World’s Oldest Person Celebrates His 116th Birthday in Japan

Japanese man Jiroemon Kimura, who holds the distinction of being the world’s oldest living person, is celebrating his 116th birthday on Friday.

Kimura was crowned the world’s oldest person by Guinness World Records last December after the death of 115-year-old Dina Manfredini of Iowa in the United States. Photo: AP/YouTube

Jiroeman Kimura, a Japanese citizen who was declared to be the world’s oldest living person in December, padded his record by another year when he celebrated the big 1-1-6 on April 19.

Mr. Kimura, born on 19 April 1897, is believed to be the last known man to have lived across three centuries.

To mark his 116th birthday, Mr Kimura, who lives with his family, received a birthday video message from Shinzo Abe, the Japanese prime minister

“I truly congratulate your on your 116th birthday,” Prime Minister Shenzo Abe said in a video message. “I’m 58 years old, still a young man at only half your age.

“Thanks to your generation’s efforts, Japan could overcome several difficult times and achieve the prosperity we enjoy today. Your healthy existence becomes our confidence and pride.”

The Mayor of Kyotango City, Yasushi Nakayama, visited Kimura at his home in Kyotango, western Japan, to present him with messages from around the world.

Mr.
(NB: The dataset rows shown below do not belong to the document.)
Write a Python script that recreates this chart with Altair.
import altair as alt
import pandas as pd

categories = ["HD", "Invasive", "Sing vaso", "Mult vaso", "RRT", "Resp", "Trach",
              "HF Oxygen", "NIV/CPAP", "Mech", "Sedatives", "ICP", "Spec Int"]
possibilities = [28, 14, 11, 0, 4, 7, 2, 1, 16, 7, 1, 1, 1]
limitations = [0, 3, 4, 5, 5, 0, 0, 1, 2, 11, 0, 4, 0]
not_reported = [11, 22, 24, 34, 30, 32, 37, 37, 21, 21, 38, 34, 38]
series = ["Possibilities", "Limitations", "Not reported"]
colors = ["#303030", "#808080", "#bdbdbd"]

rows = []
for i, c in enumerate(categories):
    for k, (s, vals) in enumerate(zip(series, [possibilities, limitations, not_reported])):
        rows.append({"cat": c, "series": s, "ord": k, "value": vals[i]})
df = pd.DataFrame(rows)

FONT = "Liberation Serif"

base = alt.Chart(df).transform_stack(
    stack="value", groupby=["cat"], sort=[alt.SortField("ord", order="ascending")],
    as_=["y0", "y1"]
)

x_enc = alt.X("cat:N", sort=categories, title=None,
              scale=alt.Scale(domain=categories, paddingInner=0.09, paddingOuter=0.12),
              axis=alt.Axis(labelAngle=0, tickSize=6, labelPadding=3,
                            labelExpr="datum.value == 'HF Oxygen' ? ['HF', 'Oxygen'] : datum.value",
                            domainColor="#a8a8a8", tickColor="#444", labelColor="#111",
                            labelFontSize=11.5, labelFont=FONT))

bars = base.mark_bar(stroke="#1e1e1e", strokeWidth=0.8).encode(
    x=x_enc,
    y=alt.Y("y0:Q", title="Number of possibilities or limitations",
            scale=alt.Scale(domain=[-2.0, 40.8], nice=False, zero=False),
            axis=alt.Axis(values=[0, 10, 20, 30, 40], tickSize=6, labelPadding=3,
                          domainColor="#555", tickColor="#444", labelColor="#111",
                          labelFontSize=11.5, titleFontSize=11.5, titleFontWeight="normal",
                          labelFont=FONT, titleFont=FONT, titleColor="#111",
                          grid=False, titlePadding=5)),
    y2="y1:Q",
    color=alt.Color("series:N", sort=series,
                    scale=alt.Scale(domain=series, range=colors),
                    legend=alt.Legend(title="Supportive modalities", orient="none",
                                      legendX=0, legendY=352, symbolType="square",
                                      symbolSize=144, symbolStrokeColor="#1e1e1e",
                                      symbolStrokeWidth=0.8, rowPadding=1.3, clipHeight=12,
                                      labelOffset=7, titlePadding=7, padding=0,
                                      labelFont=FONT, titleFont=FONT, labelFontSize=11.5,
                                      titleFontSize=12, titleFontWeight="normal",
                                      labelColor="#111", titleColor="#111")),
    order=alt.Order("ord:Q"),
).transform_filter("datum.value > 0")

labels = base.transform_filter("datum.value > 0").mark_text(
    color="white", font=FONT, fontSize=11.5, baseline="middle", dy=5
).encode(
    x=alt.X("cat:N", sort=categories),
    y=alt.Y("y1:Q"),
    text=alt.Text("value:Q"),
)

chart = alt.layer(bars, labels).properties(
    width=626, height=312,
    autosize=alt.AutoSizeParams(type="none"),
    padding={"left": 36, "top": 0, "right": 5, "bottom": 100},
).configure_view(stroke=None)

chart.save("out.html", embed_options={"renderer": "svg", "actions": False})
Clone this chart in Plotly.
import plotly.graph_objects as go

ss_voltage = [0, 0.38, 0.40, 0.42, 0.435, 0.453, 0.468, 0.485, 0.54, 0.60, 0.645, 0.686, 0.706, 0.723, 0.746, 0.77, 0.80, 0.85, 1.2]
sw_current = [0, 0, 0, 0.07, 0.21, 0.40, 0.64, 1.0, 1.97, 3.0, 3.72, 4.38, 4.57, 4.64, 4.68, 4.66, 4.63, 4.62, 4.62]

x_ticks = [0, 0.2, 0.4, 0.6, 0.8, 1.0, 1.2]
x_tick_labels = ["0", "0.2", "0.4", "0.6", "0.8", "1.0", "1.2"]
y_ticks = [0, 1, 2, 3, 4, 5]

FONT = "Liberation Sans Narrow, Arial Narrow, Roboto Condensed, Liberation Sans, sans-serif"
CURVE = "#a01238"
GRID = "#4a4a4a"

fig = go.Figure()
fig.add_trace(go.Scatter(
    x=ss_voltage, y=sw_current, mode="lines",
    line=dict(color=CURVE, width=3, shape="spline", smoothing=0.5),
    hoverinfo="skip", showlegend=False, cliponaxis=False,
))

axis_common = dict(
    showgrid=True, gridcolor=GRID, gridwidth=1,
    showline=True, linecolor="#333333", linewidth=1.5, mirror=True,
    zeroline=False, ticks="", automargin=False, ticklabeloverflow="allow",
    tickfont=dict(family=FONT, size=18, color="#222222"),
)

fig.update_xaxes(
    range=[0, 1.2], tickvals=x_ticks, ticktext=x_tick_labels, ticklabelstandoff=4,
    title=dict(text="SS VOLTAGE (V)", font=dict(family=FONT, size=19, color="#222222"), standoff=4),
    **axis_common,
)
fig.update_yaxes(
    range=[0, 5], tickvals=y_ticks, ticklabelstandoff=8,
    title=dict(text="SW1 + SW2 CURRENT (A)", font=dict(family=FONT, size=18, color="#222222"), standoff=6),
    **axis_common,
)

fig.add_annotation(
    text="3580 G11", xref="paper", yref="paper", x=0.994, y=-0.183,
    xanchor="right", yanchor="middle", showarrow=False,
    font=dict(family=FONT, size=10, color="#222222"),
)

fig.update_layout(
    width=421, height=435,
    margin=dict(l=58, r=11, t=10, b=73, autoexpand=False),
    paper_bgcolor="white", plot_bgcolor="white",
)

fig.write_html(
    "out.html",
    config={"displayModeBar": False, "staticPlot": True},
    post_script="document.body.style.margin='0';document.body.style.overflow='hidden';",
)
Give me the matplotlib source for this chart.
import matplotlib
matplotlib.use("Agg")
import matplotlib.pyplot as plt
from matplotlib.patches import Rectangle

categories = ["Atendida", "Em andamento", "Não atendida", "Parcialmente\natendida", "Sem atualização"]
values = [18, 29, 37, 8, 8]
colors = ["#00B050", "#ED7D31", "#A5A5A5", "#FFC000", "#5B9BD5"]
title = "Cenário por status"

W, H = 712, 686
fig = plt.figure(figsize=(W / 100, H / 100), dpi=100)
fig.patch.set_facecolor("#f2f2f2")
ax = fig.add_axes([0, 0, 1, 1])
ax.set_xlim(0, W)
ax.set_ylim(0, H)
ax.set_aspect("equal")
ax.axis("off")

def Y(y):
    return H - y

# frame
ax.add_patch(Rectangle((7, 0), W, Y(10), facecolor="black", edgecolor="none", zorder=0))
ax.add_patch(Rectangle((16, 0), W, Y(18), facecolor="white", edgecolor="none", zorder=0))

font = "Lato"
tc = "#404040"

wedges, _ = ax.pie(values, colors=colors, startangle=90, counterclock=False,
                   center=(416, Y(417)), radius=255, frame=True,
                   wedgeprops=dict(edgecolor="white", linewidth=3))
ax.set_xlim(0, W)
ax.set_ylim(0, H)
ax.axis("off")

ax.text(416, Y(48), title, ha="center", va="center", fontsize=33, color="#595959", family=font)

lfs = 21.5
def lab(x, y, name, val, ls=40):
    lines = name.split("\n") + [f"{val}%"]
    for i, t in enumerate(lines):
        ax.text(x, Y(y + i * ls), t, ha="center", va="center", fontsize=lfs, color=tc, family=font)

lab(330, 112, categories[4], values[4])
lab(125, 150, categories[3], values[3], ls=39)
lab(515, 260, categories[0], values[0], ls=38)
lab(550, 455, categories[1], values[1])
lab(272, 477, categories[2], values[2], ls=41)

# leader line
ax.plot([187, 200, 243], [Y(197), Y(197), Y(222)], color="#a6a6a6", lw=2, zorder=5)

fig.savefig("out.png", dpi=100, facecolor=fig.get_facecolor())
Kimura’s motto in life and secret to longevity is “to eat light and live long”, an official said.

Kimura is living with his 60-year-old granddaughter-in-law and has a three-meal-a-day diet of rice, pumpkins and sweet potatoes, according to local media.

The centenarian does not smoke, drinks only a ‘modest’ amount of alcohol, and has made it a practice to eat only until he is 80 per cent full.

He has 14 grandchildren, 25 great-grandchildren and 13 great-great-grandchildren, and celebrated his birthday with relatives, reports the Daily Mail.

Kimura worked as a mail carrier before retiring at the age of 65. After that, he farmed until he was 90, ABC News reported, adding that four of his siblings lived into their 90s, including a younger brother who died at the age of 100.

He is one of only 12 people in the world still alive who was born before the turn of the 20th century, says the BBC’s Rupert Wingfield-Hayes in Tokyo.

Jiroeman  Kimura, who was born on April 19 1897, was named the world’s oldest person by Guinness World Records after the death of American woman Dina Manfredini on December 17 2012.

However, His title as the oldest living person at present is contested by a Chinese woman Luo Meizhen, a woman who claims to have turned 127 in September.

But Ms. Luo has no birth certificate to prove her age, only an ID card which states she was born in 1885.

He is now the oldest man to ever have lived whose age has been officially verified, taking over the title from Christian Mortensen of California, who died in 1998 at the age of 115 years and 252 days.

According to the Telegraph, the pensioner’s long and healthy life has prompted officials in his hometown Kyotango to launch a study into the causes of such longevity.

The centenarian is one of dozens of people who are 100 years or over among the 60,000-strong population of Kyotango, which is located between the Sea of Japan and a mountain range.

“We would like to research the eating habits of not only Mr Kimura but also about 50 other old people over 100 years old in the city,” an official told AFP.

“We want city residents to know of the secrets of what enables a long lifespan but also to attract tourists to this long-living city,” he said.

Japan is also home to the world’s oldest living woman, Misao Okawa, who is 115 years old. Japan has more than 50,000 people who are at least 100 years old, 2011 government data showed. The record for longevity belongs to Jeanne Louise Calment, who was 122 when she died in 1997 in France.